Now, having said that, for the rest of the year, we've projected some inflation into our budget numbers. On just the pressure pumping business. So we've actually budgeted CAD5 million well costs. As we've shown in some of our IR materials. But were seeing cost today, realized cost of CAD4.5 million.
We have not seen that inflation kicked in yet. We should probably see some in the Eagle Ford only later this year. If that helps Jason.
- Analyst
That is very good color thank you very much.
Operator
Thomas Matthews, AltaCorp Capital.
- Analyst
I just had a question on Canadian op costs. I know you shut in a lot of high op cost at Lloydminster production. And then [just] recently brought it back on. And I know there is a bit of an integration period with integrating some of the new Murphy Oil assets.
But I'm just wondering, how much of the increase in op cost carries forward into 2017? Or what kind of normalized Canadian op cost are you guys projecting?
- President
That is a good question Thomas. Our big priority in Canada is to integrate the Peace River acquisition that we just did. So I think as we published in most of the markets, we acquired a CAD30 a barrel asset.
And we run our production operations at an CAD8 a barrel OpEx plus CAD4 transportation so all in, it is CAD30 versus CAD12. We have no intention of continuing a CAD30 a barrel operation.
So we've already taken steps to reduce. That is skewing our numbers to answer your question. But that's what we've projected publicly.
Though our internal plans are to dramatically reduce the dollar per barrel on those acquired [lands]. So, you will see things like us loading up the production through the 433 facility.
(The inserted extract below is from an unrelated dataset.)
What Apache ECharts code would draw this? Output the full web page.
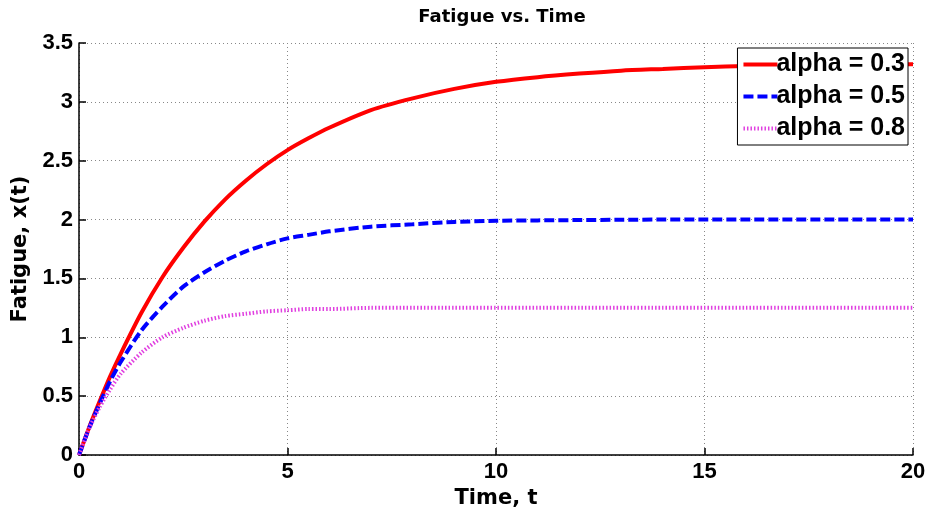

We have an inventory of 30 to 40 wells that we're basically replacing rod pumps and going in and fixing completions.
And we're already about 20 some wells into that program. So we are loading up the facility there, number one. Number two, is we're [looking at] everything out there a centralized labor model, the infrastructure model, chemicals, polymer flood.
There are lots of things that our Chief Operating Officer and his team are looking at to drive that cost down. So you will see that come down. And you will see us drive the operation model more towards the way we operate.
So I can't give you a number right now, other than what's already in the guidance. Or already out there publicly. But we will beat those numbers.
- Analyst
Great. And then just on the one well. I know on the Peace River the 600 barrel per day well. Was that a result of drilling into some virgin reservoir? Or was that changing [a]completion techniques or the way you're drilling it? Or the number of laterals?
Just if you could shed some light on that one well that would be great.
- President
Is very similar to what we did in the past. It is 13 laterals. It's completed much in the same way.
I would say, we have had two years to rebuild the inventory here. And part of it is the negative on the technical revisions that we had earlier in the call. A lot of it is positive in terms of seeing the best locations even better.
So we've mapped out a program in 2016 that is very attractive. It's going to move around. We're already on our third well. Although we've only brought back in production this one well.
It is 20,000 centipoise it is not the best viscosity we have seen. It is a Darcy permeability rock. It's good rock across that whole 13 laterals.
Our geosteering is probably the best I have seen in my 30 year career in terms of the way Baytex geosteers its wells. So, we have high confidence in the additional locations coming in. But this is a top decile well.
And we are still sticking to our guidance or numbers of 300 to 350 barrels per day. Would be for an IP 30, that would be a standard type curve. But this is a fantastic well and will probably show up on the Alberta best well report sometime so keep your eyes tuned.
- Analyst
Perfect that's it for me thanks.
Operator
There are no further questions at this time I will turn the call back over to turn to Mr. Ector.
- SVP, Capital Markets and Public Affairs
That's great. Thank you Denise. Thanks everyone for participating in our year-end conference call. Have a great day.
Operator
This concludes today's conference call. You may now disconnect.